Leaving aside applause from a minority, almost the entire legal fraternity’s astute minds stood in agreement that the government had overstepped its constitutional limits. Moreover, it was counter-intuitive to think that the judges would be kind to the sleight of the government’s legal hand.
And even if the government believed it had a case to make, it made a hash of it in the court of public opinion because of the unusually poor articulation by its information stalwarts. Confounding the confusion was the prime minister’s back and forth stance. He fumed and sounded threatening on Monday, then roughly around the same time on Tuesday gate-crashed the farewell dinner for Justice (retd) Khalil Ramday, and by Wednesday looked set to backslide on the issue.
If this was meant to be a damage-limitation exercise, it was most inappropriate and also non-purposive. By the time premier Gilani decided to waltz into the judges dinner and announced that there would be good news, the next day the PPP had lost vital moral ground on the score.

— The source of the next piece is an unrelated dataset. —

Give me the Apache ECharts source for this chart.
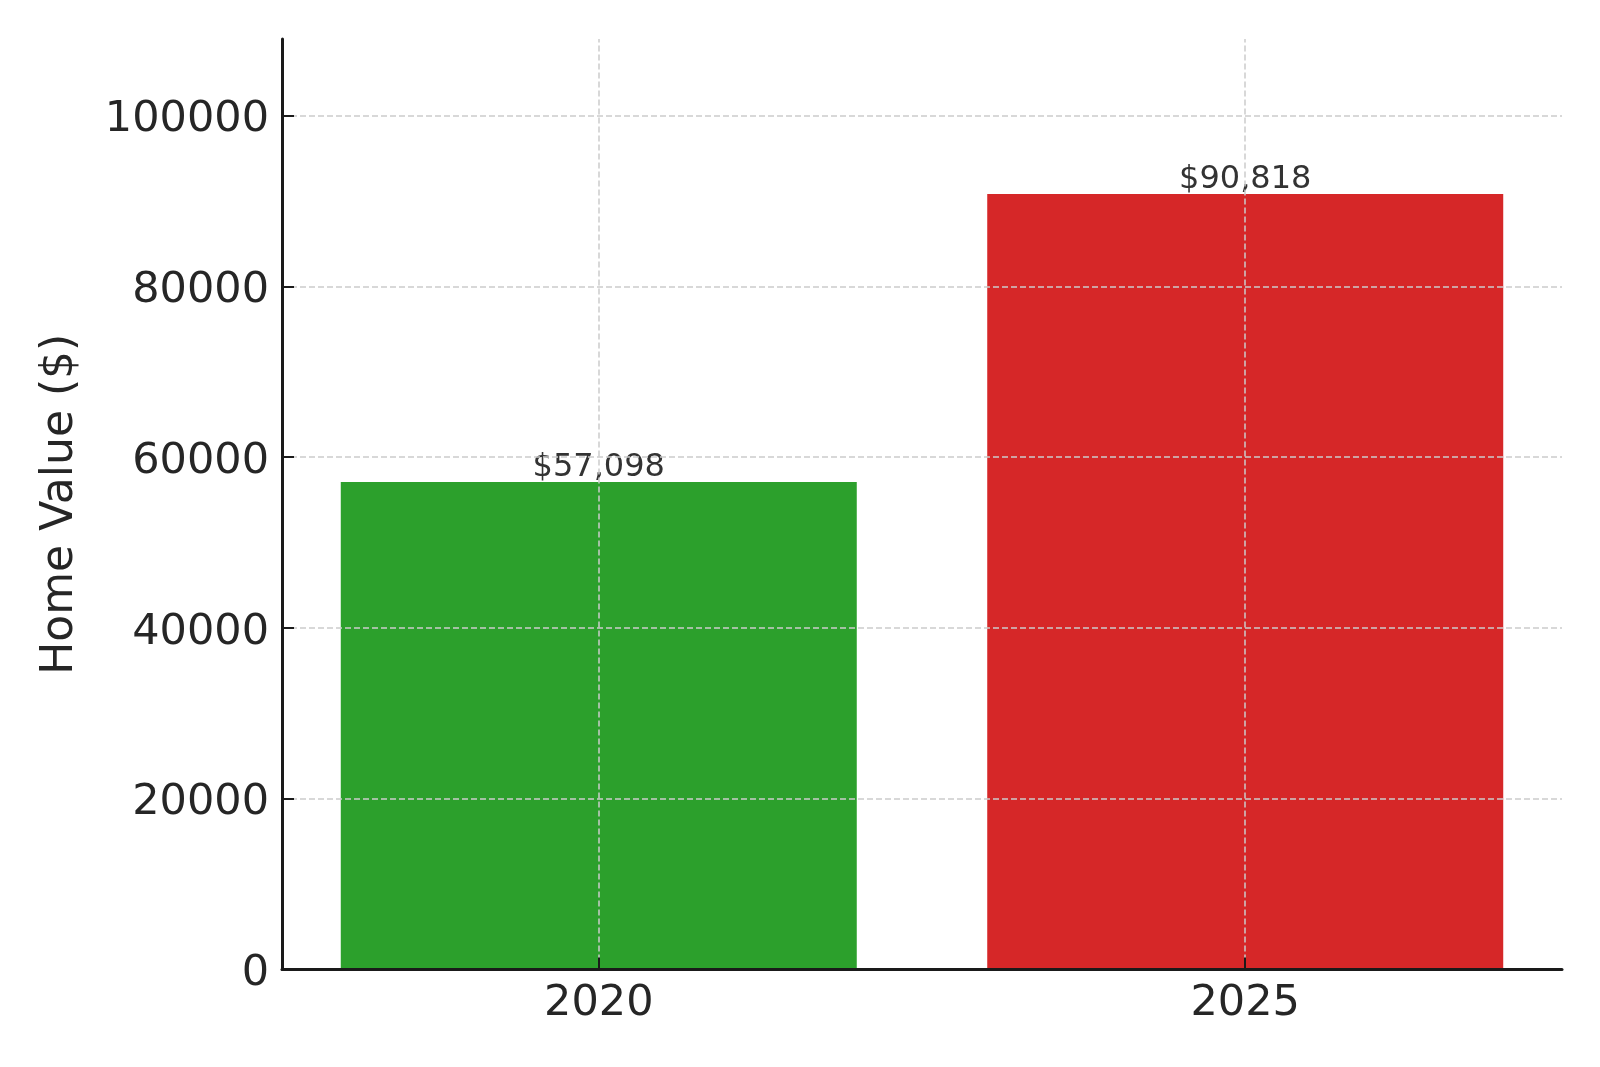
<!DOCTYPE html>
<html>
<head>
<meta charset="utf-8">
<script src="https://cdn.jsdelivr.net/npm/echarts@6/dist/echarts.min.js"></script>
<style>
html,body{margin:0;padding:0;background:#fff;}
#chart{width:1600px;height:1067px;}
</style>
</head>
<body>
<div id="chart"></div>
<script>
// Data
const categories = ['2020', '2025'];
const homeValues = [57098, 90818];
const yTicks = [0, 20000, 40000, 60000, 80000, 100000];
const yGridValues = [20000, 40000, 60000, 80000, 100000];
const yMax = 108981.6; // 1.2 x largest value, as in the source chart
const barColors = ['#2ca02c', '#d62728'];

const FONT = 'DejaVu Sans';
const gridLine = { color: '#cbcbcb', width: 1.5, type: [6, 3] };
const catIdx = categories.map((c, i) => i);

const chart = echarts.init(document.getElementById('chart'), null, { renderer: 'canvas' });

const markData = [];
yGridValues.forEach(v => markData.push({ yAxis: v }));
catIdx.forEach(i => markData.push({ xAxis: i }));

chart.setOption({
  animation: false,
  backgroundColor: '#ffffff',
  grid: { left: 282, right: 38, top: 39, bottom: 97.5, containLabel: false },
  xAxis: {
    type: 'value',
    z: 10,
    min: -0.49,
    max: 1.49,
    axisLine: { show: true, onZero: false, lineStyle: { color: '#1a1a1a', width: 3 } },
    axisTick: { show: true, inside: true, length: 12, customValues: catIdx, lineStyle: { color: '#1a1a1a', width: 2 } },
    axisLabel: {
      fontFamily: FONT, fontSize: 43, color: '#262626', margin: 13,
      customValues: catIdx,
      formatter: v => categories[Math.round(v)]
    },
    splitLine: { show: false }
  },
  yAxis: {
    type: 'value',
    z: 10,
    min: 0,
    max: yMax,
    interval: 20000,
    name: 'Home Value ($)',
    nameLocation: 'middle',
    nameGap: 199,
    nameMoveOverlap: false,
    nameTextStyle: { fontFamily: FONT, fontSize: 44, color: '#262626' },
    axisLine: { show: true, onZero: false, lineStyle: { color: '#1a1a1a', width: 3 } },
    axisTick: { show: true, inside: true, length: 12, customValues: yTicks, lineStyle: { color: '#1a1a1a', width: 2 } },
    axisLabel: {
      fontFamily: FONT, fontSize: 43, color: '#262626', margin: 13,
      verticalAlign: 'top',
      lineHeight: 9,
      customValues: yTicks,
      formatter: v => String(v)
    },
    splitLine: { show: false }
  },
  series: [{
    type: 'bar',
    data: homeValues.map((v, i) => ({ value: [catIdx[i], v], itemStyle: { color: barColors[i] } })),
    barWidth: 516,
    label: {
      show: true,
      position: 'top',
      distance: -2,
      fontFamily: FONT,
      fontSize: 32,
      color: '#333333',
      formatter: p => '$' + p.value[1].toLocaleString('en-US')
    },
    markLine: {
      silent: true,
      symbol: ['none', 'none'],
      label: { show: false },
      lineStyle: gridLine,
      emphasis: { disabled: true },
      data: markData
    }
  }]
});
</script>
</body>
</html>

Unlike misadventures of the past — for instance, last year’s failed political putsch in Punjab — this time around very few were willing to define the notification move as an error of judgement or an innocent mistake.
Even after the government’s remedial measures, the hum of public opinion goes something like this: the PPP government knew what it was doing; it wanted to see the consequences of this move; dominate national debate, sidelining issues like President Zardari’s corruption cases; and that some in its ranks wanted the crisis to boil over into a breakdown of the system so that the party could play the martyr and survive to fight another election.

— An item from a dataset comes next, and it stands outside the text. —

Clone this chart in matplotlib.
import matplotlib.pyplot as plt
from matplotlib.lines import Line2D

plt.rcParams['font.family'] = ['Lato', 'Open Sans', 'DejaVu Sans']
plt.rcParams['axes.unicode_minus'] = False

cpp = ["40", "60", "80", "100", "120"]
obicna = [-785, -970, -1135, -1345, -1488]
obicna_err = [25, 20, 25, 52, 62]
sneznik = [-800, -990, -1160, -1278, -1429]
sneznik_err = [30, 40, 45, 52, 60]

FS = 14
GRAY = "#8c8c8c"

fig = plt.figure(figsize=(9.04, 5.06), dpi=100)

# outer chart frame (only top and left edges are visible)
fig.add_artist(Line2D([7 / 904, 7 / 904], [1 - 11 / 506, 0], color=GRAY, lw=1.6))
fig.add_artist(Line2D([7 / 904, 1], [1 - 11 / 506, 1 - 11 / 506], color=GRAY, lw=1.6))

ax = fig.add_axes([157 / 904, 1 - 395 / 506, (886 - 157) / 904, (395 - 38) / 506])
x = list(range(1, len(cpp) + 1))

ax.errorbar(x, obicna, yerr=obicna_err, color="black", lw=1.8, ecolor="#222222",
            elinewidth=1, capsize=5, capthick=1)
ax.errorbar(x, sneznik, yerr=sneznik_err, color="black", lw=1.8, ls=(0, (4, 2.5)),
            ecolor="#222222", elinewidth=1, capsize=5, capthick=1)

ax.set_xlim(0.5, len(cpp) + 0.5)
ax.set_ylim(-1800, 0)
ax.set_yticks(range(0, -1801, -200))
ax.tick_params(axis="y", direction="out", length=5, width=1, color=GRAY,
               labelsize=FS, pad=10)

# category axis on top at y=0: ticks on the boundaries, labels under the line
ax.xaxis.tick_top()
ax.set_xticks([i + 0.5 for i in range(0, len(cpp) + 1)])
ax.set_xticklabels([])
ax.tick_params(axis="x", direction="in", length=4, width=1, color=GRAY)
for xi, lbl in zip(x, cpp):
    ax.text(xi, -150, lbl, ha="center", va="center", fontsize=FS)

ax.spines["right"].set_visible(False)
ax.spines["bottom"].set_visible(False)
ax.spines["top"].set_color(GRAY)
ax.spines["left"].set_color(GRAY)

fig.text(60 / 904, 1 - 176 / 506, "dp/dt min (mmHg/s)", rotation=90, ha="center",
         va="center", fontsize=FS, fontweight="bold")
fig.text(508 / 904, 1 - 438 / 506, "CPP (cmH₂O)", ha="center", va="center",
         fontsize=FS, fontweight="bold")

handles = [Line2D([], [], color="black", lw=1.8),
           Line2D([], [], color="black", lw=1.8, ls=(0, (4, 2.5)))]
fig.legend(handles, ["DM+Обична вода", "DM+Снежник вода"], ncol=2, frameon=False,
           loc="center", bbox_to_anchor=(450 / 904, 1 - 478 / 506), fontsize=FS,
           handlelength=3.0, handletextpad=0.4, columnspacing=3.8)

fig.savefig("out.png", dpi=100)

These are all serious charges and there is little doubt that the government shall counter them with all the vehemence its members can command. That act itself would waste more precious national time and take the government further away from the real responsibility of taking charge of Pakistan.
This is why the three pictures make such a telling comment on where different power centres in this country stand in their preferences and use of their office. It shows what occupies the minds of the three men at work, what keeps them busy in these grim hours of national struggle for survival against terrorism, hunger and poverty. The pictures are a disappointing antithesis of what the struggle against Musharraf was meant to be: the army either on the borders or in the barracks, and the civilians leading the march for development and purposeful democracy.

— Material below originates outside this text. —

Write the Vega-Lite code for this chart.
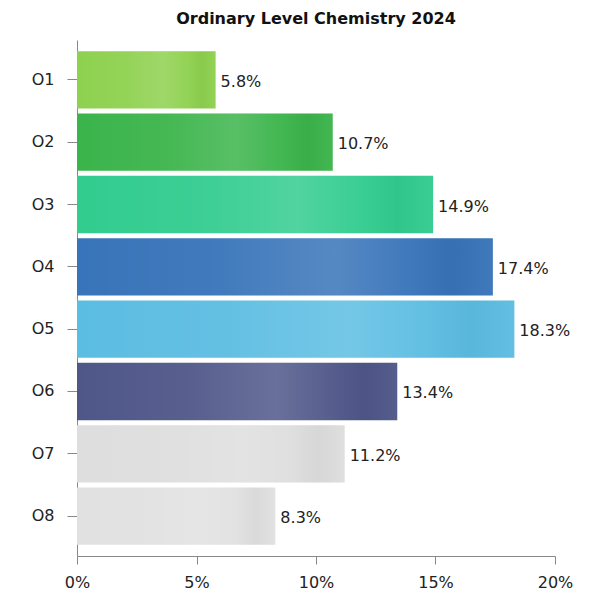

What we see instead is a throwback to farcical politics and national priorities getting kicked around. Is it any wonder then that the entire development plan for FATA — the test case of the Pakistani state’s ability to show that it can win the final battle against the terrorists — has been planned without much input from the government? Its funding is directly coming to the NWFP governor, a civilian face that keeps democratic appearances from dropping altogether. The implementation body — the local military commander, the committee of elders, the political agent and the donor — is devoid of any thumbprint of the federal government. The president, the sole custodian of FATA under the constitution, is not even present by proxy in this entire scheme of things. Neither is the prime minister. A general breaking ground for development projects in South Waziristan is a worrying contrast to a president and a prime minister either shifting judges around or administring polio drops to perfectly healthy children.